Work to complete: From the entries below, pull out each line where "this" appears.

Given entries:
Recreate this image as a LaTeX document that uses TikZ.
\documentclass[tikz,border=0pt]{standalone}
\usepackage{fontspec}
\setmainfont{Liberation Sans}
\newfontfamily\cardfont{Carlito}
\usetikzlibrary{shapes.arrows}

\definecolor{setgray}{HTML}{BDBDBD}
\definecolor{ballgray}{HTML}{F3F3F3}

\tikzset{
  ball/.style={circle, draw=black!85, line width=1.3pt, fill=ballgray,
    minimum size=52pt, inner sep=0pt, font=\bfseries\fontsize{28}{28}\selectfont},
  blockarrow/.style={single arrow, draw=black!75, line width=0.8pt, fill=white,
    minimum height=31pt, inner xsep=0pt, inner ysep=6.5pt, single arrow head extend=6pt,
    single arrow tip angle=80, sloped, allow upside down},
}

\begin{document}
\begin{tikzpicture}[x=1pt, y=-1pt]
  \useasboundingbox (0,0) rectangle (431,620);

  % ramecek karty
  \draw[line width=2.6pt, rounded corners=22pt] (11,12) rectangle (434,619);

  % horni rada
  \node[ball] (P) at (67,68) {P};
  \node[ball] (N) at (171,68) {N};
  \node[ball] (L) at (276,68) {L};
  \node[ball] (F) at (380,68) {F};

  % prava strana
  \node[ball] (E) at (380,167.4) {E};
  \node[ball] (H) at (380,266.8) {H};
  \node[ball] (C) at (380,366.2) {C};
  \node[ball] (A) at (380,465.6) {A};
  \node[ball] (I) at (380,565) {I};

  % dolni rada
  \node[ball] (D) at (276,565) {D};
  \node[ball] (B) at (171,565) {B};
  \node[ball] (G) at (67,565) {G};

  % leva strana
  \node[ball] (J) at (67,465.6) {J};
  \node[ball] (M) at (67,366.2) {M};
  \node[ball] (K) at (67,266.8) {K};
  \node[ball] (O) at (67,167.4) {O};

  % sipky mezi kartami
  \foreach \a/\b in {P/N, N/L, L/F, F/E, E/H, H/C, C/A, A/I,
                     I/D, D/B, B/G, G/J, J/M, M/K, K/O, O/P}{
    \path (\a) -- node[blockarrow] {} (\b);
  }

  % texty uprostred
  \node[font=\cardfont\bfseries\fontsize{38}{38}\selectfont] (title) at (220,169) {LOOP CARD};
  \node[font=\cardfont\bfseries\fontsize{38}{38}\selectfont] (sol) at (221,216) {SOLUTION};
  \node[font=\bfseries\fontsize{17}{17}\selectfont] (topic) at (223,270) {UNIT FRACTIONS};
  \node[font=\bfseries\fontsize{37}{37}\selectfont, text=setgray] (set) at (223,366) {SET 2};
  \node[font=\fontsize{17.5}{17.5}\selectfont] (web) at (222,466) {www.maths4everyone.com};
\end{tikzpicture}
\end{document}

---

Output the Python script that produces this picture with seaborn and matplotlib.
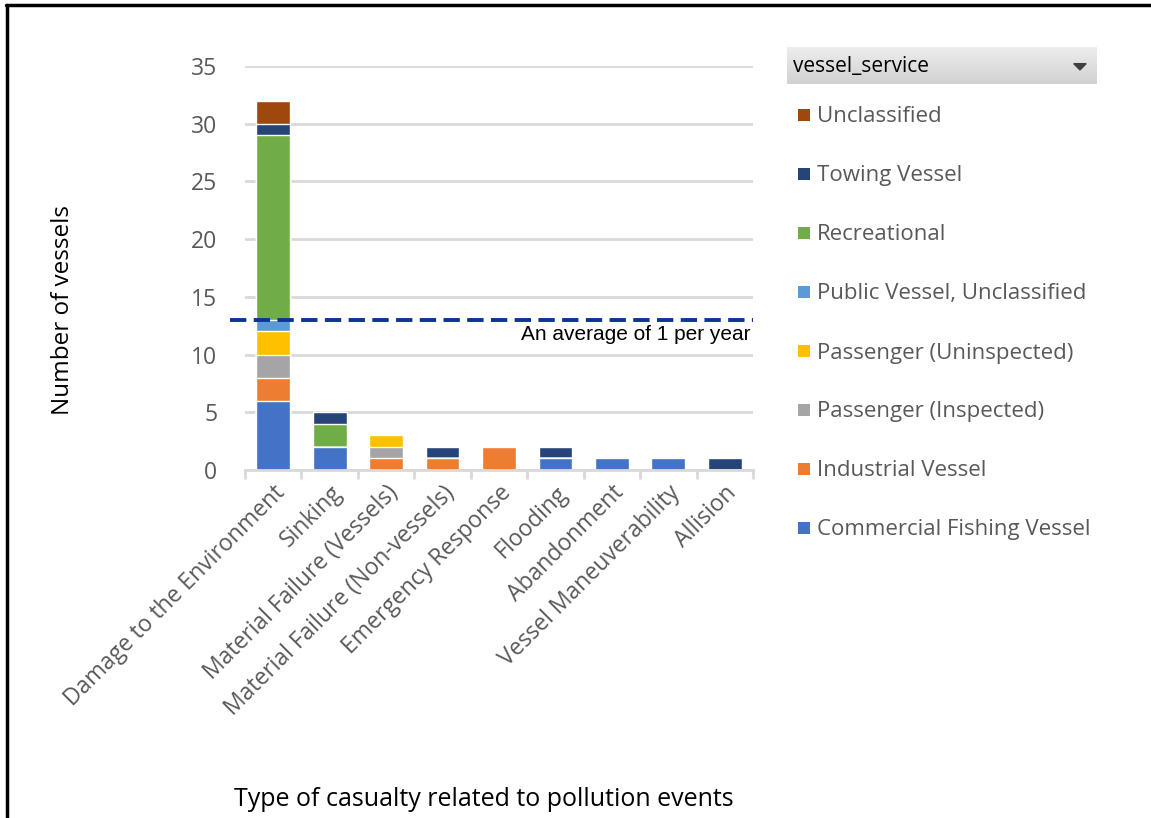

...

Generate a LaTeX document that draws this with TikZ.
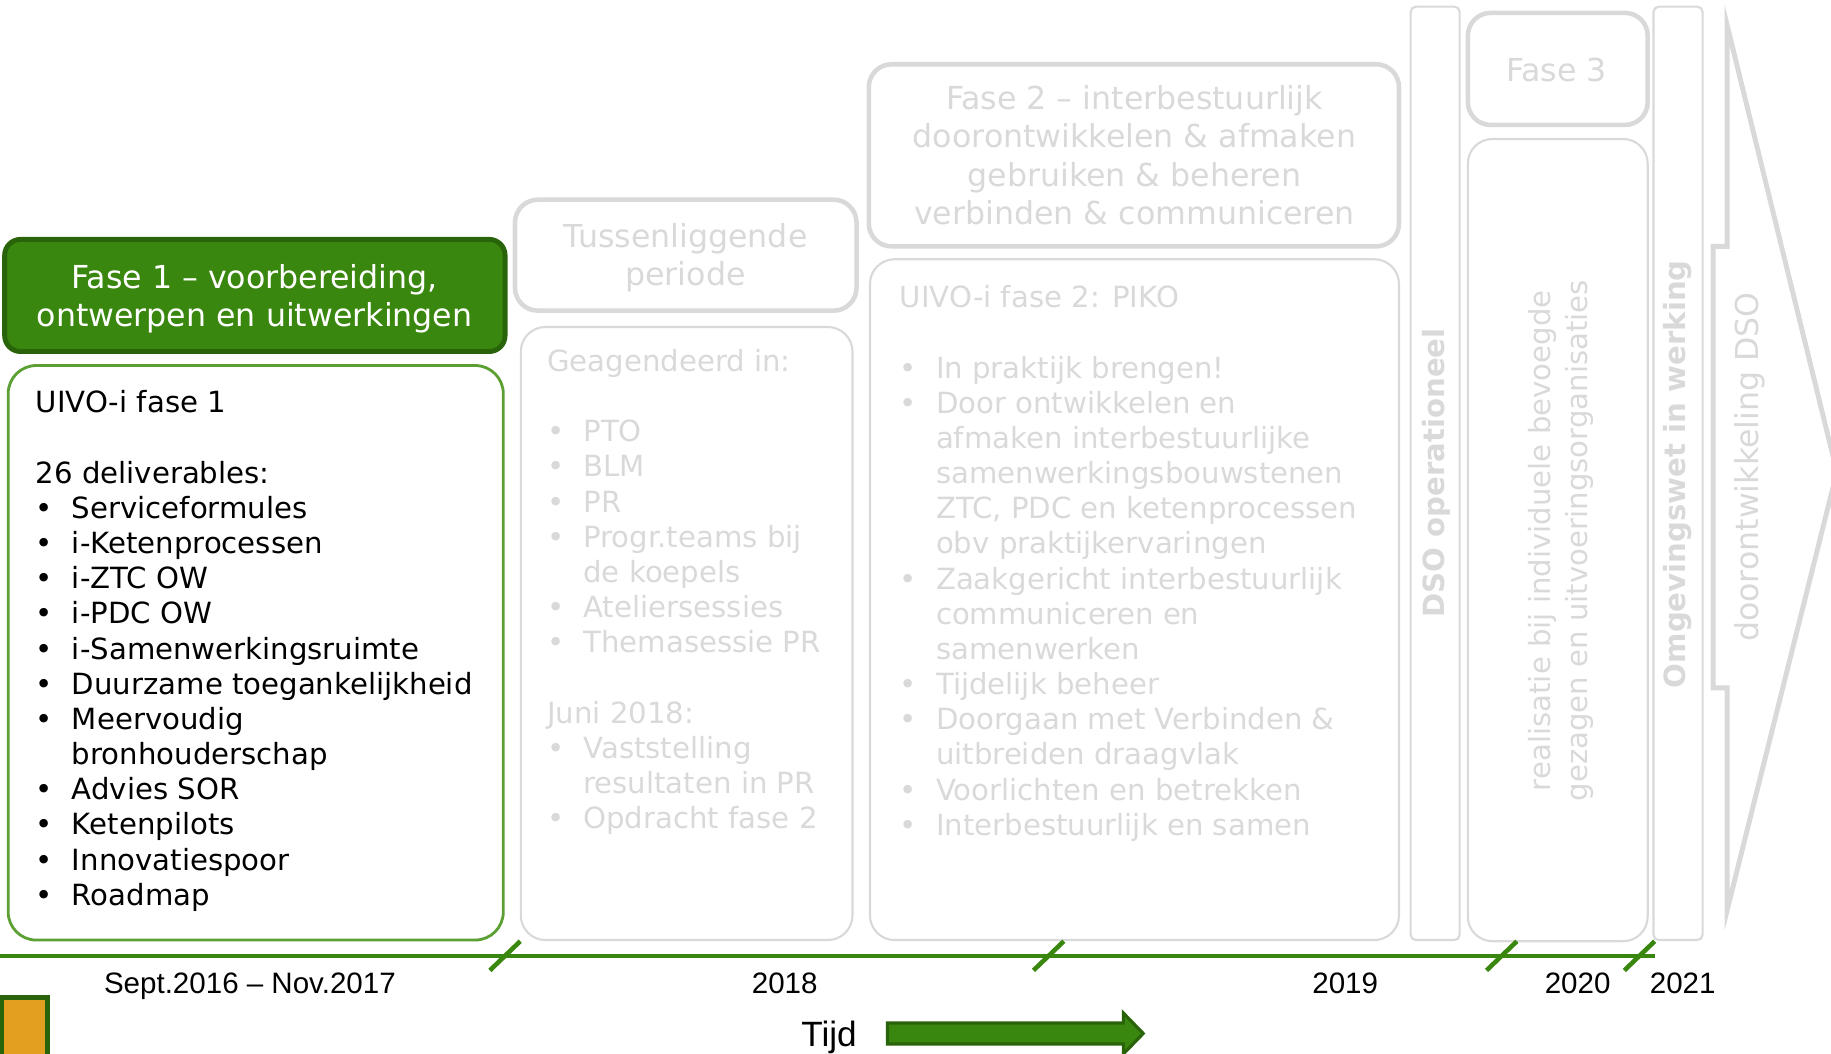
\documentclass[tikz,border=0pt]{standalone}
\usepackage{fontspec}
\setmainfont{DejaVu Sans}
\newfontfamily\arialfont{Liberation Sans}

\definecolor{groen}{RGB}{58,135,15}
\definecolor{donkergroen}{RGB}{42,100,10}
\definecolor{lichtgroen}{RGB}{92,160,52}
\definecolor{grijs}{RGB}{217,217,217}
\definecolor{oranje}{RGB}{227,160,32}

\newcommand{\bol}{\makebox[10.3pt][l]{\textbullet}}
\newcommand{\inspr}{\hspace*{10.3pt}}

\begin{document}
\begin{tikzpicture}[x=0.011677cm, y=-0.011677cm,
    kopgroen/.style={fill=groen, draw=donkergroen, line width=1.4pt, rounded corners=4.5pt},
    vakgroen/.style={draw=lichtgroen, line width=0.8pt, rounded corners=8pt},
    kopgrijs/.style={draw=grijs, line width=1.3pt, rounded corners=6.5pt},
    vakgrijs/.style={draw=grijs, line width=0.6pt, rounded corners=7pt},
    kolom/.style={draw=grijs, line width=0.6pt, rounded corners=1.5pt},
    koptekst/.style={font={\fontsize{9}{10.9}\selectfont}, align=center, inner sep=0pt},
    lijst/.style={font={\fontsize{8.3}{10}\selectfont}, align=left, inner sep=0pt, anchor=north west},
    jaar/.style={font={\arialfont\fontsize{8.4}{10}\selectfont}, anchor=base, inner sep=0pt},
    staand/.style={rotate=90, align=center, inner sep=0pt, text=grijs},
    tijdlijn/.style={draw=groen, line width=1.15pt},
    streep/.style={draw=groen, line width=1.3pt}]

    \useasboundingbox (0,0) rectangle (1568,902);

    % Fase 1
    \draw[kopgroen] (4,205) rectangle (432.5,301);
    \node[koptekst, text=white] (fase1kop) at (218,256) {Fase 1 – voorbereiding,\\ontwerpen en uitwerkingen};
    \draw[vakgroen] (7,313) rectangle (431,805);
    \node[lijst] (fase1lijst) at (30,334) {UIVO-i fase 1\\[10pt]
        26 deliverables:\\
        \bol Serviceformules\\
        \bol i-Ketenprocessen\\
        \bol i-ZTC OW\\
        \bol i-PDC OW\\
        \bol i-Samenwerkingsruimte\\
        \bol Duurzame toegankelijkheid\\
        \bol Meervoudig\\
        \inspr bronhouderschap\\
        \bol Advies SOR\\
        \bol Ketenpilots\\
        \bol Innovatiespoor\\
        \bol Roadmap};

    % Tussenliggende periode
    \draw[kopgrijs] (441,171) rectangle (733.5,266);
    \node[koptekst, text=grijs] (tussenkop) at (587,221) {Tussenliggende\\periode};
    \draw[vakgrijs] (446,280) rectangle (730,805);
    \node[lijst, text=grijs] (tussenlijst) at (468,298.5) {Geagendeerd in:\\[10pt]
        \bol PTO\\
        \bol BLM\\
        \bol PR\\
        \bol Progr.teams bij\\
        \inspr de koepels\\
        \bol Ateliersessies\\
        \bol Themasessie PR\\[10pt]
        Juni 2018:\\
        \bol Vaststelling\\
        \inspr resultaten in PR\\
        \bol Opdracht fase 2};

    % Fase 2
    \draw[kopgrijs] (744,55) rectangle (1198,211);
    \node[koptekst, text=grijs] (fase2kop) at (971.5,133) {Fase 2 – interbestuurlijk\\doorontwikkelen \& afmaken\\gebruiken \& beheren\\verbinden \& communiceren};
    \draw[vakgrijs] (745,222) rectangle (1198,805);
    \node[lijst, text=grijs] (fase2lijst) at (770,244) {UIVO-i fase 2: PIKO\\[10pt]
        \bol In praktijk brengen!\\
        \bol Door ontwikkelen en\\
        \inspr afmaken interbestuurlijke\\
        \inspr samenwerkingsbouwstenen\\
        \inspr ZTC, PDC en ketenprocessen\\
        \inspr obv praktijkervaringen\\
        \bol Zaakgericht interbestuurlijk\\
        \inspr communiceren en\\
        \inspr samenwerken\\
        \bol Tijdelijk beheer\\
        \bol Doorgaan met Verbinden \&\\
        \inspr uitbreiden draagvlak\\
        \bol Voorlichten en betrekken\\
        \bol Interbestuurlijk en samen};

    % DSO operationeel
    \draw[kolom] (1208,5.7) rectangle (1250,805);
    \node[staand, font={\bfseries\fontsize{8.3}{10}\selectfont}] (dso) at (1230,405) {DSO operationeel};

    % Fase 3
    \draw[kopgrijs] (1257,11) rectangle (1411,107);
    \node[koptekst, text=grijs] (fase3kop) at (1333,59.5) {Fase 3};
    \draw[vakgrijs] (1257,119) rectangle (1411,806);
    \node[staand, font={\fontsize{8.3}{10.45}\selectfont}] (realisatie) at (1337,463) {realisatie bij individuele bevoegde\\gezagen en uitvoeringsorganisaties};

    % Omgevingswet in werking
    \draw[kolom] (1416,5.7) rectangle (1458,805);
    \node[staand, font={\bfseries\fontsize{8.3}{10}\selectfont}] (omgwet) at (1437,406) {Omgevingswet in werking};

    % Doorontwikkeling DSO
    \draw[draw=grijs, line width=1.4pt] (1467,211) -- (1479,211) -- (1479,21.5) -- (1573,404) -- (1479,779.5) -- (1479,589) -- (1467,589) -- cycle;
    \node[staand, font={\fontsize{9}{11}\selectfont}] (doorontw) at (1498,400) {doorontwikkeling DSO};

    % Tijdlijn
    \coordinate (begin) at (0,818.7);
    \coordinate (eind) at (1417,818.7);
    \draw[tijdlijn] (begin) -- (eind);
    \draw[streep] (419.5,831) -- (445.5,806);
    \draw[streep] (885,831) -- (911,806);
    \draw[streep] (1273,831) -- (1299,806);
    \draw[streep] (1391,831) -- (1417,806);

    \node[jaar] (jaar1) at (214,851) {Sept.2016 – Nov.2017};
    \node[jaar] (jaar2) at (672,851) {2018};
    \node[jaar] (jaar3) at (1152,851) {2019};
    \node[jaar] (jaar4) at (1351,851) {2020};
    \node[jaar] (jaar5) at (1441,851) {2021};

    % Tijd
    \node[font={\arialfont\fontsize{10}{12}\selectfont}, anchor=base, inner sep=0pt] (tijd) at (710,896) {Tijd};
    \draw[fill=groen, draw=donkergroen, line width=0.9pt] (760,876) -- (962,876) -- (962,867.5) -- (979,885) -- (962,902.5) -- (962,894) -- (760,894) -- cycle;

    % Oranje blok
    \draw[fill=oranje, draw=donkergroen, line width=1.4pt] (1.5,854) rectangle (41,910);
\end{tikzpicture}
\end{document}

Exercise response:
Recreate this image as a LaTeX document that uses TikZ.
Output the Python script that produces this picture with seaborn and matplotlib.
Generate a LaTeX document that draws this with TikZ.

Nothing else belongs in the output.